- What the task asks: Repeat the data word for word. Do not include the pictures.

------------------------

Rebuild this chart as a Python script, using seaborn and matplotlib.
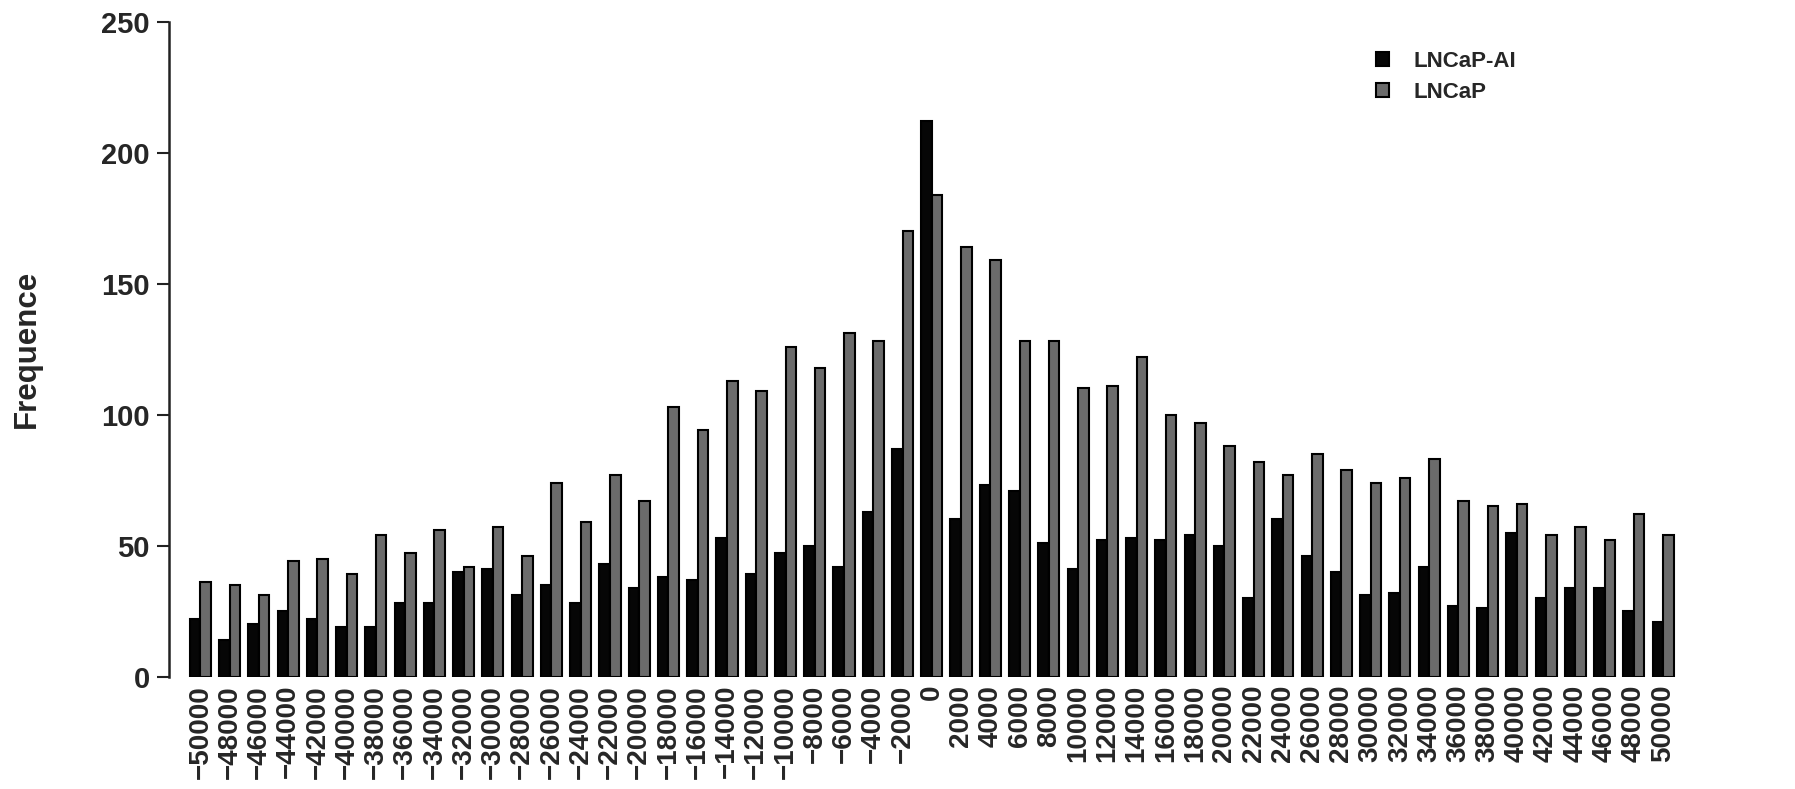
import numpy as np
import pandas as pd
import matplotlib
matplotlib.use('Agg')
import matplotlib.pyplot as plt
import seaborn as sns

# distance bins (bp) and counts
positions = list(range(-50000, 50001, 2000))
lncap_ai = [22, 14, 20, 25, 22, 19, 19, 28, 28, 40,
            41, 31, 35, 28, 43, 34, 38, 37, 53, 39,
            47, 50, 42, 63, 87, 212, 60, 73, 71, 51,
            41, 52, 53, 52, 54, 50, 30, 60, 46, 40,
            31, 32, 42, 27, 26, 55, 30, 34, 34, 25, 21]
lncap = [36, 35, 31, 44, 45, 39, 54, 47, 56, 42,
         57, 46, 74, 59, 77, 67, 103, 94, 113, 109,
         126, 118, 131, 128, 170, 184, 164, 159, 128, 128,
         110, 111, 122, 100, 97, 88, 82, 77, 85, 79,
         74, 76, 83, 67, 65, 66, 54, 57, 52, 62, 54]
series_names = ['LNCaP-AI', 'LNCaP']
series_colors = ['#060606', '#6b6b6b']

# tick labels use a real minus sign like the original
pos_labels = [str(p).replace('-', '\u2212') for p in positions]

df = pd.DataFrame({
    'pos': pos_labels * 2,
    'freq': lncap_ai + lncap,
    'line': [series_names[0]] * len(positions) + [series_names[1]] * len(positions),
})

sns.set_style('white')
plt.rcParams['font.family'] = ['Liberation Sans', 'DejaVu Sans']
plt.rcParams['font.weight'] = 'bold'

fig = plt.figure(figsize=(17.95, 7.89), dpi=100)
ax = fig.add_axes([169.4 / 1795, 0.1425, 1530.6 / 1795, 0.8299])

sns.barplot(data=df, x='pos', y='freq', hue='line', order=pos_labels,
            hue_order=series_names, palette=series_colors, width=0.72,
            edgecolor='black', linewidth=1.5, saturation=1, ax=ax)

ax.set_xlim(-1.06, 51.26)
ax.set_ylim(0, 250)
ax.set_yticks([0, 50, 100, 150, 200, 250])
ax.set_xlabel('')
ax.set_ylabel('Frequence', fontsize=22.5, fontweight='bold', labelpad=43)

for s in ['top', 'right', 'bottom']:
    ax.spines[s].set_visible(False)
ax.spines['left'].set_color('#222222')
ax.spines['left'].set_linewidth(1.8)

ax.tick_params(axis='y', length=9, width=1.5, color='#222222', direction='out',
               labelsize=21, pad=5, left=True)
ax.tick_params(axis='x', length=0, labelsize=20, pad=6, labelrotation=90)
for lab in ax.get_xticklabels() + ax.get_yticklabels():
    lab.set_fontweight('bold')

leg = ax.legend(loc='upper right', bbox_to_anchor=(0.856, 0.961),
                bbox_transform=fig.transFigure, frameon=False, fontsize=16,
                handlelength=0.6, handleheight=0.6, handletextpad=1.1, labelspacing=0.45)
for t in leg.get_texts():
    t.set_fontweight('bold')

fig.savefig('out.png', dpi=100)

------------------------

- Solution below:
Rebuild this chart as a Python script, using seaborn and matplotlib.
import numpy as np
import pandas as pd
import matplotlib
matplotlib.use('Agg')
import matplotlib.pyplot as plt
import seaborn as sns

# distance bins (bp) and counts
positions = list(range(-50000, 50001, 2000))
lncap_ai = [22, 14, 20, 25, 22, 19, 19, 28, 28, 40,
            41, 31, 35, 28, 43, 34, 38, 37, 53, 39,
            47, 50, 42, 63, 87, 212, 60, 73, 71, 51,
            41, 52, 53, 52, 54, 50, 30, 60, 46, 40,
            31, 32, 42, 27, 26, 55, 30, 34, 34, 25, 21]
lncap = [36, 35, 31, 44, 45, 39, 54, 47, 56, 42,
         57, 46, 74, 59, 77, 67, 103, 94, 113, 109,
         126, 118, 131, 128, 170, 184, 164, 159, 128, 128,
         110, 111, 122, 100, 97, 88, 82, 77, 85, 79,
         74, 76, 83, 67, 65, 66, 54, 57, 52, 62, 54]
series_names = ['LNCaP-AI', 'LNCaP']
series_colors = ['#060606', '#6b6b6b']

# tick labels use a real minus sign like the original
pos_labels = [str(p).replace('-', '\u2212') for p in positions]

df = pd.DataFrame({
    'pos': pos_labels * 2,
    'freq': lncap_ai + lncap,
    'line': [series_names[0]] * len(positions) + [series_names[1]] * len(positions),
})

sns.set_style('white')
plt.rcParams['font.family'] = ['Liberation Sans', 'DejaVu Sans']
plt.rcParams['font.weight'] = 'bold'

fig = plt.figure(figsize=(17.95, 7.89), dpi=100)
ax = fig.add_axes([169.4 / 1795, 0.1425, 1530.6 / 1795, 0.8299])

sns.barplot(data=df, x='pos', y='freq', hue='line', order=pos_labels,
            hue_order=series_names, palette=series_colors, width=0.72,
            edgecolor='black', linewidth=1.5, saturation=1, ax=ax)

ax.set_xlim(-1.06, 51.26)
ax.set_ylim(0, 250)
ax.set_yticks([0, 50, 100, 150, 200, 250])
ax.set_xlabel('')
ax.set_ylabel('Frequence', fontsize=22.5, fontweight='bold', labelpad=43)

for s in ['top', 'right', 'bottom']:
    ax.spines[s].set_visible(False)
ax.spines['left'].set_color('#222222')
ax.spines['left'].set_linewidth(1.8)

ax.tick_params(axis='y', length=9, width=1.5, color='#222222', direction='out',
               labelsize=21, pad=5, left=True)
ax.tick_params(axis='x', length=0, labelsize=20, pad=6, labelrotation=90)
for lab in ax.get_xticklabels() + ax.get_yticklabels():
    lab.set_fontweight('bold')

leg = ax.legend(loc='upper right', bbox_to_anchor=(0.856, 0.961),
                bbox_transform=fig.transFigure, frameon=False, fontsize=16,
                handlelength=0.6, handleheight=0.6, handletextpad=1.1, labelspacing=0.45)
for t in leg.get_texts():
    t.set_fontweight('bold')

fig.savefig('out.png', dpi=100)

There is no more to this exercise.